When I saw the signs advertising 50% and 60% off Spring clothes, I was determined to find something, anything, that would fit me.  If I had to sit through that movie and go to all his favorite  stores, I was getting something out of this deal.  I decided that I wanted a pair of the cute capri pants that were on sale.  They were all laid out on a table and I began the search for my size.

So my son asked if he could help me find what I was looking for.  But it never occurred to me that my son has absolutely no idea what size I wear.  And although he either a) sincerely wanted to help me or b) wanted to get out of the mall before I had a meltdown, I was not going to tell him that.  So he excused himself to go hang out on his phone for a while.
I searched and searched and FINALLY found a pair of cute capris in my size.  Now, onto the jeans.  Each time I would find a pair in my size, I could hear my son's voice in my head asking, "Mom, do you really want that pattern on your butt?  I mean, you're a mom.  It's not a good look for you."  So I would search some more.  "Is it hot in here?"
Finally, a saleslady (who wasn't 12) came over to help me.  I know this was pure torture for my son but I was determined to leave this mall with something cute and fun that was 50% off dammit!!
As luck would have it, the nice saleslady was showing me things that my 83 year old grandmother wore when she just didn't feel like getting dressed.

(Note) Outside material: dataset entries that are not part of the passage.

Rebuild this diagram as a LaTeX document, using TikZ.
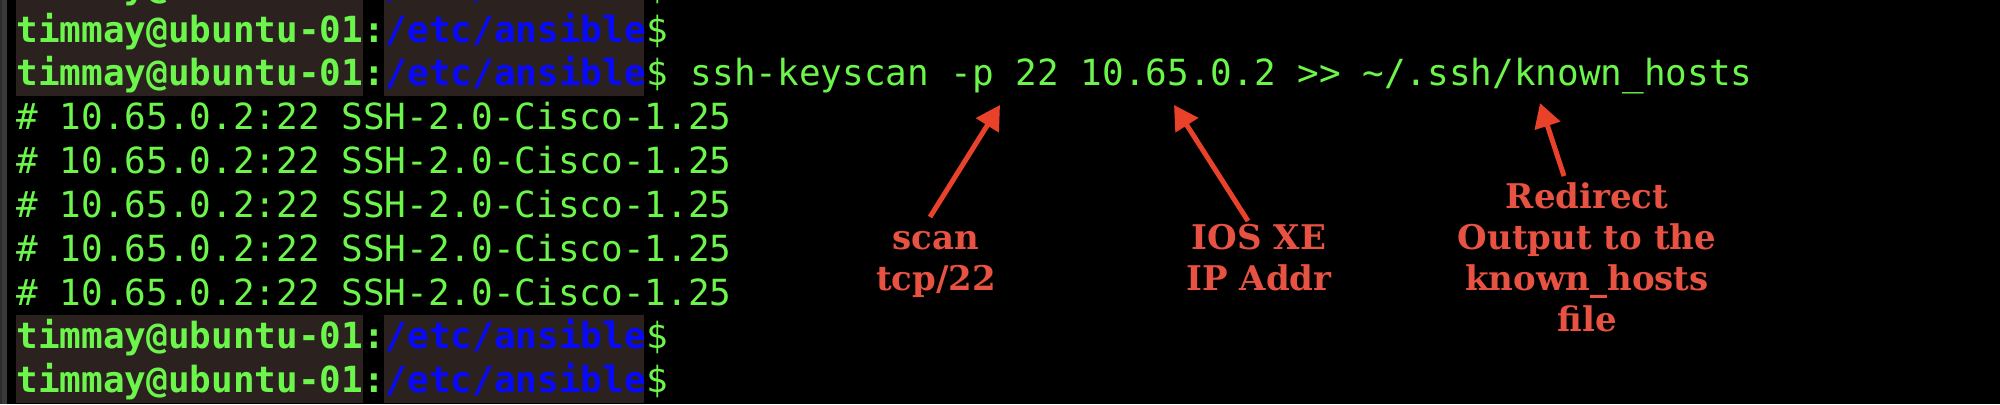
\documentclass[tikz,border=0pt]{standalone}
\usepackage{fontspec}
\usetikzlibrary{arrows.meta}
\usetikzlibrary{calc}
\newfontfamily\termfont[Ligatures=TeXOff]{DejaVu Sans Mono}
\newfontfamily\notefont{DejaVu Serif}
\definecolor{termgreen}{RGB}{108,245,75}
\definecolor{termblue}{RGB}{8,8,250}
\definecolor{termbrown}{RGB}{43,33,31}
\definecolor{notered}{RGB}{232,82,66}
\definecolor{arrowred}{RGB}{234,66,42}
\definecolor{bargray}{RGB}{58,58,58}
\definecolor{bardark}{RGB}{44,44,44}
\begin{document}
\begin{tikzpicture}[x=0.5pt,y=-0.5pt]
  \tikzset{
    termtext/.style={anchor=base west, inner sep=0, text=termgreen, font=\termfont\fontsize{18pt}{22pt}\selectfont},
    prompttext/.style={termtext, font=\termfont\bfseries\fontsize{18pt}{22pt}\selectfont},
    promptbg/.style={fill=termbrown, draw=none},
    note/.style={anchor=base, align=center, inner sep=0, text=notered, font=\notefont\bfseries\fontsize{17pt}{20.5pt}\selectfont},
    callout/.style={-{Triangle[length=12pt,width=13pt]}, line width=2.5pt, draw=arrowred},
  }
  \useasboundingbox (0,0) rectangle (2000,404);
  \fill[black] (0,0) rectangle (2000,404);
  \clip (0,0) rectangle (2000,404);
  \fill[bargray] (0,0) rectangle (7,404);
  \fill[bardark] (0,0) rectangle (2,404);

  \foreach \r in {0,1,2,8,9} {
    \pgfmathsetmacro\b{-1.85+43.85*\r}
    \fill[promptbg] (16,\b-33.6) rectangle (362.7,\b+10.3);
    \fill[promptbg] (384.4,\b-33.6) rectangle (644.4,\b+10.3);
    \node[prompttext] (user\r) at (16,\b) {timmay@ubuntu-01:};
    \node[prompttext, text=termblue] (path\r) at (user\r.base east) {/etc/ansible};
    \node[termtext] (dollar\r) at (path\r.base east) {\$};
  }
  \node[termtext] (cmd) at (dollar2.base east) {\ ssh-keyscan -p 22 10.65.0.2 >> \string~/.ssh/known\_hosts};
  \foreach \r in {3,...,7} {
    \pgfmathsetmacro\b{-1.85+43.85*\r}
    \node[termtext] (key\r) at (16,\b) {\# 10.65.0.2:22 SSH-2.0-Cisco-1.25};
  }

  \node[note] (scanlbl) at (936,290) {scan\\tcp/22};
  \node[note] (ioslbl) at (1259,290) {IOS XE\\IP Addr};
  \node[note] (redirlbl) at (1587,331) {Redirect\\Output to the\\known\_hosts\\file};

  \coordinate (scantip) at (1000,105);
  \coordinate (iptip) at (1174,105);
  \coordinate (filetip) at (1540,103);
  \draw[callout] ($(scanlbl.base)+(-6,-73)$) -- (scantip);
  \draw[callout] ($(ioslbl.base)+(-11,-69)$) -- (iptip);
  \draw[callout] ($(redirlbl.base)+(-23,-155)$) -- (filetip);
\end{tikzpicture}
\end{document}
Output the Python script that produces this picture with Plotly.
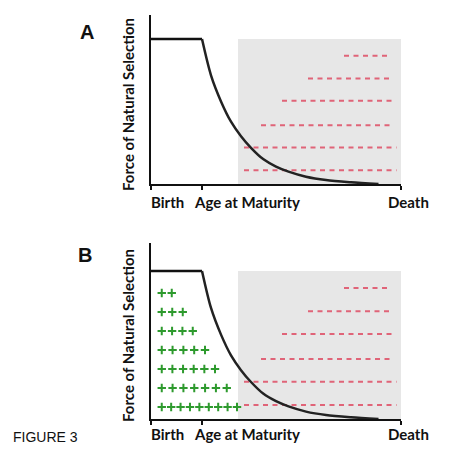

Saleslady:  How about this dear?
Me:  No, I don't think that one is me.
Saleslady:  I bet it looks good ON.
Me:  On what?  On fire??
The good news is that I actually did find 2 pairs of cute pants that are age appropriate and were a great bargain.  And my poor son lived to tell the tale.  I asked him if he enjoyed his day and he thought for a second and said, "can I get a Chillata from the Cinnabon store?"  What the hell?  Make it two.